Malgré la contestation, une commission d’investigation est mise en place par le congrès sioniste. Mais la plupart des délégués s’opposent finalement à la proposition, vue comme un renoncement au rêve d’implantation en Palestine. Deux ans plus tard, au septième congrès sioniste de 1905, le Projet Ouganda sombre, et mis en minorité. Theodor Herzl, lui, décède un an plus tôt, en 1904.
La synagogue de Nairobi
Une poignée de familles juives, venues de Pologne et de Russie, fuyant les pogroms, prit cependant la route du Kenya à partir de 1904. Selon la synagogue de Nairobi, qui a fêté en 2012 son centenaire, la communauté compterait aujourd’hui autour de 150 membres, formant un petit concentré de diaspora, venant d’Europe de l’Est, du Maroc, de Grande-Bretagne, mais aussi d’Inde, d’Afrique du Sud ou d’Irak.
La quasi-totalité des membres ne disposent pas de la nationalité kényane. Mais de petites communautés locales existent, non reconnues par les orthodoxes. Il en va ainsi de la soixantaine de Juifs kikuyus de Kasuku, fêtant chabbat dans une synagogue faite de toiles en plastique, au milieu des hauts plateaux kényans.

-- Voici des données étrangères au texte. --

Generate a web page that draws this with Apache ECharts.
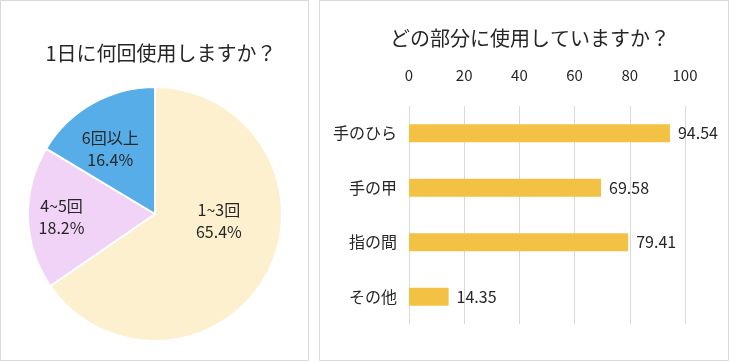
<!DOCTYPE html>
<html>
<head>
<meta charset="utf-8">
<script src="https://cdn.jsdelivr.net/npm/echarts@6/dist/echarts.min.js"></script>
<style>
html,body{margin:0;padding:0;background:#fff;}
#c{width:730px;height:362px;}
</style>
</head>
<body>
<div id="c"></div>
<script>
// Pie data
const pieTitle = '1日に何回使用しますか？';
const pieNames = ['1~3回', '4~5回', '6回以上'];
const pieValues = [65.4, 18.2, 16.4];
const pieColors = ['#FCF0CF', '#F1D3F7', '#56ADE8'];
// label nudges (px) to mimic original placement
const pieLabelOffsets = [[5, -24], [-27, 1], [-12, -7]];

// Bar data
const barTitle = 'どの部分に使用していますか？';
const barCategories = ['手のひら', '手の甲', '指の間', 'その他'];
const barValues = [94.54, 69.58, 79.41, 14.35];
const xTicks = [0, 20, 40, 60, 80, 100];

const font = '"Noto Sans CJK JP", "Noto Sans", sans-serif';
const txt = '#262626';

const chart = echarts.init(document.getElementById('c'), null, {renderer: 'canvas'});
chart.setOption({
  backgroundColor: '#fff',
  animation: false,
  textStyle: {fontFamily: font, color: txt},
  graphic: [
    {type: 'rect', shape: {x: 0.5, y: 0.5, width: 308, height: 360}, style: {fill: 'none', stroke: '#D9D9D9', lineWidth: 1}, z: -1},
    {type: 'rect', shape: {x: 319.5, y: 0.5, width: 409, height: 360}, style: {fill: 'none', stroke: '#D9D9D9', lineWidth: 1}, z: -1}
  ],
  title: [
    {text: pieTitle, left: 156, top: 38, textAlign: 'center',
     textStyle: {fontFamily: font, fontSize: 20, fontWeight: 'normal', color: txt}},
    {text: barTitle, left: 525, top: 23, textAlign: 'center',
     textStyle: {fontFamily: font, fontSize: 20, fontWeight: 'normal', color: txt}}
  ],
  grid: {left: 409, right: 45, top: 106, bottom: 38, containLabel: false},
  xAxis: {
    type: 'value', position: 'top', min: 0, max: 100, interval: 20,
    axisLine: {show: false}, axisTick: {show: false},
    splitLine: {show: true, lineStyle: {color: '#D9D9D9', width: 1}},
    axisLabel: {margin: 23, fontSize: 15, color: txt, fontFamily: font,
      formatter: v => xTicks.includes(v) ? String(v) : ''}
  },
  yAxis: {
    type: 'category', data: barCategories, inverse: true,
    axisLine: {show: false}, axisTick: {show: false},
    axisLabel: {margin: 12, fontSize: 16, color: txt, fontFamily: font}
  },
  series: [
    {
      type: 'pie',
      center: [155, 214],
      radius: [0, 127],
      startAngle: 90,
      clockwise: true,
      data: pieNames.map((n, i) => ({
        name: n, value: pieValues[i],
        itemStyle: {color: pieColors[i]},
        label: {offset: pieLabelOffsets[i]}
      })),
      itemStyle: {borderColor: '#fff', borderWidth: 2},
      label: {
        show: true, position: 'inside',
        formatter: p => p.name + '\n' + p.value.toFixed(1) + '%',
        fontSize: 16, lineHeight: 22, color: txt, fontFamily: font
      },
      labelLine: {show: false},
      emphasis: {disabled: true}
    },
    {
      type: 'bar',
      data: barValues,
      barWidth: 18,
      itemStyle: {color: '#F3C143'},
      label: {
        show: true, position: 'right', distance: 8,
        fontSize: 16, color: txt, fontFamily: font,
        formatter: p => p.value.toFixed(2)
      }
    }
  ]
});
</script>
</body>
</html>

L’idée de Herzl provoque une tempête dans le petit monde sioniste (sous les yeux de Trotski qui assiste au congrès comme journaliste) qui manque d’exploser. Malgré de vives oppositions, la proposition de Herzl est néanmoins adoptée par 295 voix contre 178.
Mission au Kenya
Une fois le projet voté, reste à le mettre en œuvre. Le Congrès a décidé d’envoyer une mission sur place pour vérifier sa faisabilité. Mais entre la mauvaise volonté d’une partie des sionistes et le manque de moyens, la mission a du mal à se mettre en place. Finalement, en 1905, une équipe d’enquêteurs un peu baroque part sur place.
Le 13 janvier 1905, la commission sioniste débarque dans le port de Mombasa, sur la côte kenyanne. Elle comprend trois personnes: le Major Alfred St Hill Gibbons, un Boer britannique, le naturaliste suisse Dr Alfred Kaiser, converti à l’islam, et Nachum Wilbuschewitz, un ingénieur russe, seul membre juif du groupe. «Bien que cela ressemble à une mauvais blague, ces trois hommes – un chrétien, un musulman et un juif – ont mené leur expédition en arpentant la putative patrie juive. Cette Nouvelle-Palestine devait s’étendre sur 70 miles d’Est en Ouest – du lac Flamingo de Nakuru au lac Victoria – et 145 km du Nord au Sud, du mont Elgon à l’équateur. La superficie totale était environ 6.300 miles carrés, environ», rapporte avec humour Adam Rovner, professeur de litterature anglaise et juive.
Installation de familles juives
Si le «projet Ouganda» de Herzl est mort-né, quelques familles juives ont cependant choisi de s’installer dans la région. «Une poignée de familles juives, venues de Pologne et de Russie, fuyant les pogroms, prit cependant la route du Kenya à partir de 1904. Selon la synagogue de Nairobi, qui a fêté en 2012 son centenaire, la communauté compterait aujourd’hui autour de 150 membres», rapporte Le Monde. A l’époque, «Nairobi était un peu plus qu’un camp de chemin de fer au milieu d’un marais à grenouilles. Les colons vivaient dans des cabanes de tôle, cuisinaient leurs repas dans la rue et voyageaient en pousse-pousse», détaille l’Agence télégraphique juive qui raconte le succès de certains membres de cette communauté.
Mais ces juifs venus de l’Est ne seraient pas les seuls dans la région au début du XXe siècle. RFI raconte une histoire surprenante: «C‘est à peu près à la même période qu’un chef de guerre de la région de Mbale (est de l’Ouganda), allié aux Britanniques, commence à prendre ses distances avec l’empire qui ne lui a pas accordé le royaume qu’il convoitait. Semei Kakungulu crée son propre mouvement religieux, qui suit en grande partie le rituel juif. A partir de 1919, il déclare que son mouvement – les Abayudaya – est « juif », et adopte le calendrier hébraïque.» Cette communauté s’est maintenue et «en 2002 a eu lieu une conversion officielle au judaïsme de quelque 400 Abayudaya par des rabbins conservateurs américains. Depuis, d’autres conversions ont eu lieu, et la communauté compterait aujourd’hui entre 1100 et 2500 personnes. Déclarés comme entité « reconnue » par l’Alliance juive, ils sont autorisés à faire leur Aliya (droit au retour) en Israël depuis avril 2016.»